» **Task statement**
Below this line are records; write out exactly the lines from the one containing "Generate a Python" through the one containing "from matplotlib.ticker import MultipleLocator", with the pictures left out.

» **Given entries**
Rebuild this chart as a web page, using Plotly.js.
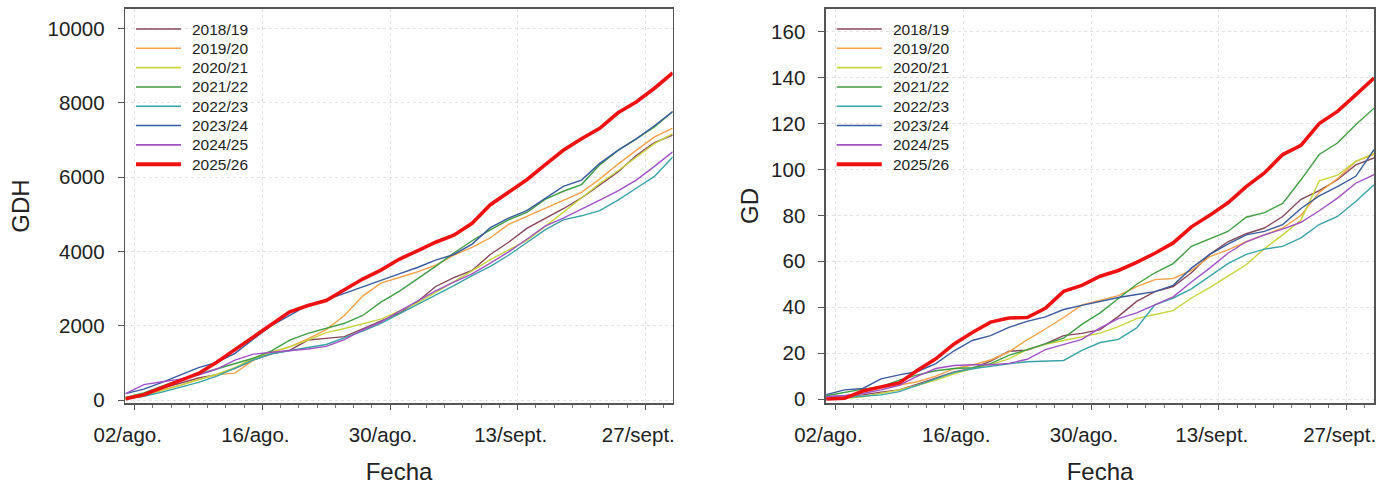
<!DOCTYPE html>
<html>
<head>
<meta charset="utf-8">
<script src="https://cdn.plot.ly/plotly-3.0.1.min.js"></script>
<style>html,body{margin:0;padding:0;background:#fff;}#chart{width:1395px;height:489px;}</style>
</head>
<body>
<div id="chart"></div>
<script>
// Dates (every 2 days, 1 Aug – 30 Sep)
const fechas = ['2025-08-01','2025-08-03','2025-08-05','2025-08-07','2025-08-09','2025-08-11','2025-08-13','2025-08-15',
  '2025-08-17','2025-08-19','2025-08-21','2025-08-23','2025-08-25','2025-08-27','2025-08-29','2025-08-31',
  '2025-09-02','2025-09-04','2025-09-06','2025-09-08','2025-09-10','2025-09-12','2025-09-14','2025-09-16',
  '2025-09-18','2025-09-20','2025-09-22','2025-09-24','2025-09-26','2025-09-28','2025-09-30'];

const temporadas = ['2018/19','2019/20','2020/21','2021/22','2022/23','2023/24','2024/25','2025/26'];
const colores = ['#86465a','#f4a24a','#c6d43e','#3f9e44','#3aa3a8','#3a5c9c','#a052c4','#ee1111'];

const tickFechas = ['2025-08-02','2025-08-16','2025-08-30','2025-09-13','2025-09-27'];
const tickTextos = ['02/ago.','16/ago.','30/ago.','13/sept.','27/sept.'];

// GDH (left panel)
const gdh_2018 = [60,170,320,470,600,690,860,1080,1250,1345,1620,1665,1710,1920,2130,2340,2650,3060,3300,3490,3920,4250,4620,4880,5150,5440,5780,6140,6580,6930,7130];
const gdh_2019 = [40,150,280,400,560,690,730,1080,1290,1435,1650,1900,2280,2800,3150,3300,3450,3630,3900,4110,4370,4730,4950,5150,5380,5590,5950,6350,6720,7080,7320];
const gdh_2020 = [30,130,260,400,540,700,880,1130,1300,1435,1620,1820,1930,2050,2180,2400,2620,2900,3180,3480,3780,4030,4300,4670,5060,5450,5830,6170,6545,6900,7170];
const gdh_2021 = [80,200,380,560,700,840,1000,1130,1330,1615,1800,1940,2070,2280,2640,2930,3260,3600,3960,4290,4580,4850,5050,5400,5620,5800,6330,6720,7030,7350,7760];
const gdh_2022 = [40,110,220,340,480,650,860,1080,1250,1345,1420,1500,1680,1860,2070,2320,2570,2820,3080,3350,3600,3900,4250,4580,4850,4960,5100,5380,5700,6020,6540];
const gdh_2023 = [180,300,480,690,880,1020,1260,1640,2010,2285,2560,2700,2880,3060,3230,3400,3570,3770,3920,4200,4640,4900,5100,5420,5750,5920,6370,6720,7030,7380,7760];
const gdh_2024 = [180,420,500,570,680,840,1080,1240,1290,1330,1380,1450,1630,1890,2100,2390,2660,2940,3180,3400,3690,3990,4330,4680,4900,5130,5380,5630,5920,6290,6680];
const gdh_2025 = [40,150,340,540,720,1020,1360,1720,2050,2380,2550,2680,2970,3260,3500,3790,4020,4250,4440,4760,5260,5600,5930,6330,6720,7030,7310,7730,8020,8390,8800];

// GD (right panel)
const gd_2018 = [1,1.3,1.8,3,4,6.5,9,11.8,13.3,16.5,20.8,21.3,24,27.6,28.6,30.2,36,42.5,46.8,49,55,63,68.5,72,74.5,79.5,87,90.8,95.5,102,105];
const gd_2019 = [0,0.8,3.5,5,6.1,7.5,10,13.2,14.8,17,20.5,25.8,30.5,35.5,41,43,45,49,52,52.5,56,62,65,68.5,71.5,74.5,80,90,96,103.5,106.5];
const gd_2020 = [0,0.3,1,2.5,4,6,8.2,11,13.3,15,17.5,21.5,23.8,25.5,27,28.7,31.5,35,36.8,38.5,44,48.5,53.5,58.5,65.5,71.5,78,95,97.5,103.5,107];
const gd_2021 = [1.4,3,4.3,5.4,8.2,10.5,12.3,13.3,13.6,15.4,19,21.5,24,26.5,32.5,37.5,43.8,50,55,59,66.5,69.8,73,79.2,81.2,85.2,95.5,106.5,111.5,119.5,126.7];
const gd_2022 = [0,0.6,1.2,1.8,3.2,6,9,11.6,13.2,14.4,15.3,16.2,16.4,16.8,21.2,24.6,26,31,41,44,48,53.5,59,63,65.3,66.5,70.2,76,79.5,86,93.3];
const gd_2023 = [1.9,4,4.6,8.8,10.5,12,15.4,21,25.5,27.6,31.2,33.8,35.8,39,40.8,42.5,44.2,45.5,46.8,49.5,57,63,67.5,71.5,73,76,83,88.5,92.5,97,108.6];
const gd_2024 = [1,1.5,2.4,4,6,10,13.3,14.6,14.9,14.9,15.5,17.3,21.5,23.8,26,31,35,37.5,41,44.5,51,57,63.5,68.5,71.5,74,77,82,87.5,94,97.7];
const gd_2025 = [0,0.3,3.5,5.3,7,12.5,17.5,24,29,33.5,35.3,35.5,39.5,46.9,49.5,53.5,56,59.5,63.5,68,75,80,85.5,92.5,98.5,106.5,110.5,120,125.3,132.5,139.8];

const gdhSeries = [gdh_2018,gdh_2019,gdh_2020,gdh_2021,gdh_2022,gdh_2023,gdh_2024,gdh_2025];
const gdSeries  = [gd_2018,gd_2019,gd_2020,gd_2021,gd_2022,gd_2023,gd_2024,gd_2025];

function lw(i) { return i === 7 ? 3.6 : 1.4; }

const traces = [];
gdhSeries.forEach((ys, i) => {
  traces.push({x: fechas, y: ys, type: 'scatter', mode: 'lines', name: temporadas[i],
    xaxis: 'x', yaxis: 'y', showlegend: false, line: {color: colores[i], width: lw(i)}});
});
gdSeries.forEach((ys, i) => {
  traces.push({x: fechas, y: ys, type: 'scatter', mode: 'lines', name: temporadas[i],
    xaxis: 'x2', yaxis: 'y2', showlegend: false, line: {color: colores[i], width: lw(i)}});
});

const FONT = 'Liberation Sans, Arial, sans-serif';
const DAY = 86400000;
function xax(domain, anchor) {
  return {
    type: 'date', domain: domain, anchor: anchor,
    range: ['2025-07-31 23:15', '2025-09-30 00:00'],
    tickmode: 'array', tickvals: tickFechas, ticktext: tickTextos,
    ticks: 'outside', ticklen: 5, tickwidth: 1, tickcolor: '#555',
    ticklabelshift: -7, ticklabelstandoff: 8,
    minor: {tickmode: 'linear', tick0: '2025-08-02', dtick: 2 * DAY, ticks: 'outside', ticklen: 3, tickcolor: '#777', showgrid: false},
    showline: true, mirror: true, linecolor: '#555', linewidth: 1.6,
    showgrid: true, gridcolor: '#e2e2e2', griddash: 'dot', gridwidth: 1,
    zeroline: false,
    tickfont: {family: FONT, size: 20.5, color: '#222'},
    title: {text: 'Fecha', font: {family: FONT, size: 24, color: '#222'}, standoff: 18}
  };
}
function yax(range, dtick, title, anchor, standoff) {
  return {
    domain: [0, 1], anchor: anchor, range: range, dtick: dtick, tick0: 0, tickformat: 'd',
    ticks: 'outside', ticklen: 6, tickwidth: 1, tickcolor: '#555',
    ticklabelstandoff: 9,
    showline: true, mirror: true, linecolor: '#555', linewidth: 1.6,
    showgrid: true, gridcolor: '#e2e2e2', griddash: 'dot', gridwidth: 1,
    zeroline: false,
    tickfont: {family: FONT, size: 20.5, color: '#222'},
    title: {text: title, font: {family: FONT, size: 24, color: '#222'}, standoff: standoff}
  };
}

// Manual legends (built from temporadas / colores), one per panel
const shapes = [], annotations = [];
const legX0 = 0.0195, legX1 = 0.1018, legTx = 0.119;
const legY0 = 0.9492, legDy = 0.049;
[['x','y'], ['x2','y2']].forEach(([xa, ya]) => {
  temporadas.forEach((t, i) => {
    const yy = legY0 - i * legDy;
    shapes.push({type: 'line', xref: xa + ' domain', yref: ya + ' domain',
      x0: legX0, x1: legX1, y0: yy, y1: yy,
      line: {color: colores[i], width: i === 7 ? 4 : 1.6}});
    annotations.push({xref: xa + ' domain', yref: ya + ' domain', x: legTx, y: yy,
      xanchor: 'left', yanchor: 'middle', showarrow: false, text: t,
      font: {family: FONT, size: 15.5, color: '#222'}});
  });
});

const layout = {
  width: 1395, height: 489,
  margin: {l: 0, r: 0, t: 9, b: 86},
  paper_bgcolor: '#fff', plot_bgcolor: '#fff',
  showlegend: false,
  xaxis: xax([125.3/1395, 672.7/1395], 'y'),
  yaxis: yax([-73, 10520], 2000, 'GDH', 'x', 11),
  xaxis2: xax([826/1395, 1374/1395], 'y2'),
  yaxis2: yax([-1.74, 169.9], 20, 'GD', 'x2', 5),
  shapes: shapes,
  annotations: annotations
};

Plotly.newPlot('chart', traces, layout, {staticPlot: true, displayModeBar: false});
</script>
</body>
</html>
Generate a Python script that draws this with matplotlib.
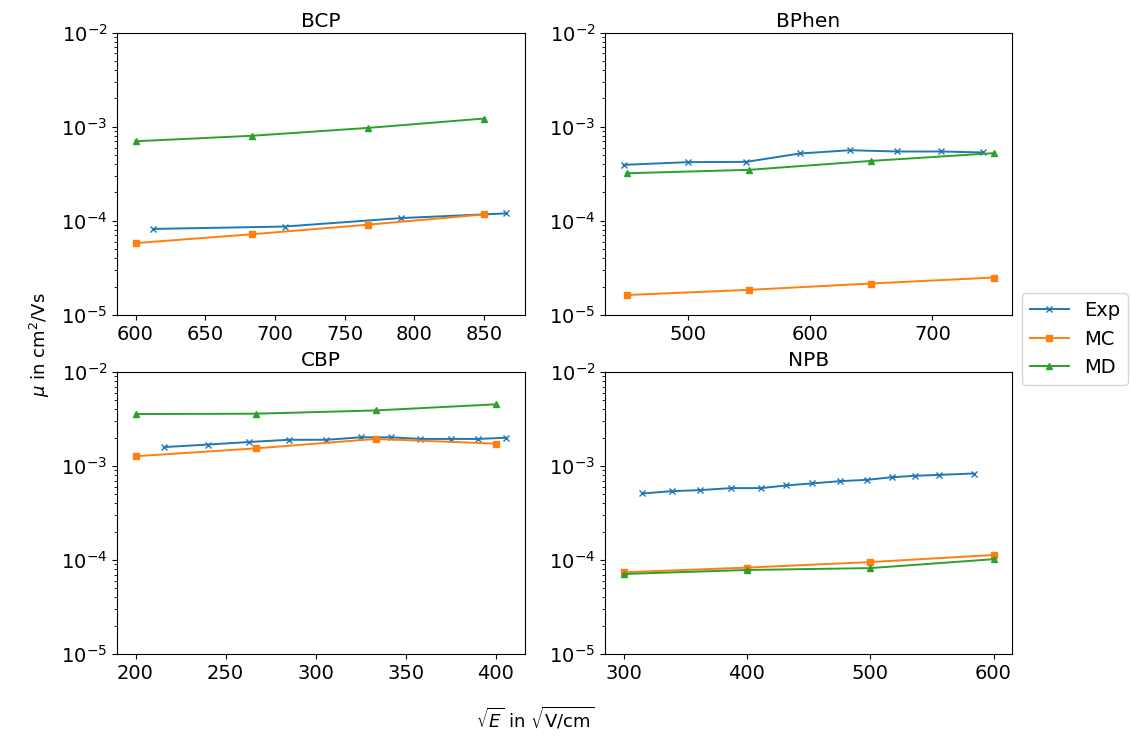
import numpy as np
import matplotlib
matplotlib.use('Agg')
import matplotlib.pyplot as plt
from matplotlib.ticker import MultipleLocator

# sqrt(E) values and mobilities
bcp_exp_x = [612.4, 707.1, 790.6, 866.0]
bcp_exp_y = [8.2e-5, 8.7e-5, 1.07e-4, 1.2e-4]
bcp_sim_x = [600, 683.3, 766.7, 850]
bcp_mc_y = [5.8e-5, 7.2e-5, 9.1e-5, 1.17e-4]
bcp_md_y = [7.0e-4, 8.0e-4, 9.7e-4, 1.22e-3]

bphen_exp_x = [447.2, 500, 547.7, 591.6, 632.5, 670.8, 707.1, 741.6]
bphen_exp_y = [3.93e-4, 4.2e-4, 4.23e-4, 5.19e-4, 5.62e-4, 5.45e-4, 5.45e-4, 5.32e-4]
bphen_sim_x = [450, 550, 650, 750]
bphen_mc_y = [1.63e-5, 1.85e-5, 2.16e-5, 2.5e-5]
bphen_md_y = [3.2e-4, 3.48e-4, 4.33e-4, 5.23e-4]

cbp_exp_x = [216, 240, 263, 285, 306, 325, 342, 358, 375, 390, 406]
cbp_exp_y = [1.59e-3, 1.69e-3, 1.8e-3, 1.9e-3, 1.9e-3, 2.02e-3, 2.02e-3,
             1.94e-3, 1.94e-3, 1.94e-3, 2.0e-3]
cbp_sim_x = [200, 266.7, 333.3, 400]
cbp_mc_y = [1.27e-3, 1.54e-3, 1.94e-3, 1.73e-3]
cbp_md_y = [3.57e-3, 3.6e-3, 3.9e-3, 4.53e-3]

npb_exp_x = [315.4, 339, 362.3, 387.2, 411.6, 431.9, 452.5, 475.5, 497.7,
             517.5, 536.4, 555.9, 583.9]
npb_exp_y = [5.1e-4, 5.4e-4, 5.54e-4, 5.82e-4, 5.82e-4, 6.21e-4, 6.52e-4,
             6.9e-4, 7.13e-4, 7.6e-4, 7.86e-4, 8.05e-4, 8.32e-4]
npb_sim_x = [300, 400, 500, 600]
npb_mc_y = [7.4e-5, 8.3e-5, 9.5e-5, 1.13e-4]
npb_md_y = [7.1e-5, 7.83e-5, 8.2e-5, 1.02e-4]

panels = [
    ('BCP', bcp_exp_x, bcp_exp_y, bcp_sim_x, bcp_mc_y, bcp_md_y, 50),
    ('BPhen', bphen_exp_x, bphen_exp_y, bphen_sim_x, bphen_mc_y, bphen_md_y, 100),
    ('CBP', cbp_exp_x, cbp_exp_y, cbp_sim_x, cbp_mc_y, cbp_md_y, 50),
    ('NPB', npb_exp_x, npb_exp_y, npb_sim_x, npb_mc_y, npb_md_y, 100),
]

W, H = 1131, 740
fig = plt.figure(figsize=(W/100, H/100), dpi=100)

# axes boxes in pixels: left, top, right, bottom
boxes = [(117, 32.5, 525, 315), (605, 32.5, 1012, 315),
         (117, 372, 525, 654), (605, 372, 1012, 654)]

fs = 14
for (name, ex, ey, sx, mc, md, step), (l, t, r, b) in zip(panels, boxes):
    ax = fig.add_axes([l/W, 1-b/H, (r-l)/W, (b-t)/H])
    ax.plot(ex, ey, marker='x', color='#1f77b4', lw=1.4, ms=5, label='Exp')
    ax.plot(sx, mc, marker='s', color='#ff7f0e', lw=1.4, ms=5, label='MC')
    ax.plot(sx, md, marker='^', color='#2ca02c', lw=1.4, ms=5, label='MD')
    ax.set_yscale('log')
    ax.set_ylim(1e-5, 1e-2)
    ax.xaxis.set_major_locator(MultipleLocator(step))
    ax.set_title(name, fontsize=14.5, pad=4)
    ax.tick_params(labelsize=fs)

handles, labels = ax.get_legend_handles_labels()
fig.legend(handles, labels, loc='upper left', fontsize=fs,
           bbox_to_anchor=(1022/W, 1-293/H), borderaxespad=0.)

fig.text(40/W, 1-345/H, r'$\mu$ in cm$^2$/Vs', rotation=90, fontsize=13,
         ha='center', va='center')
fig.text(535/W, 1-718/H, r'$\sqrt{E}$ in $\sqrt{\mathrm{V/cm}}$', fontsize=13,
         ha='center', va='center')

fig.savefig('out.png', dpi=100)
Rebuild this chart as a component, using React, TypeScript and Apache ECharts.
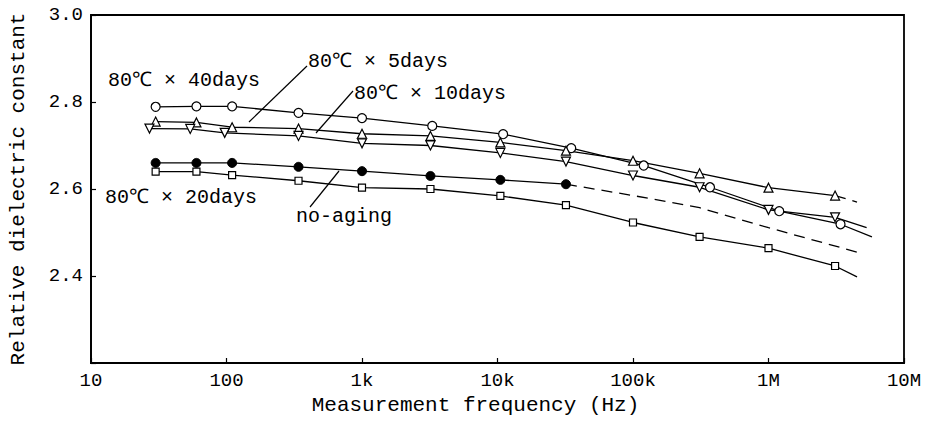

» **Expected answer**
Generate a Python script that draws this with matplotlib.
import numpy as np
import matplotlib
matplotlib.use('Agg')
import matplotlib.pyplot as plt
from matplotlib.ticker import MultipleLocator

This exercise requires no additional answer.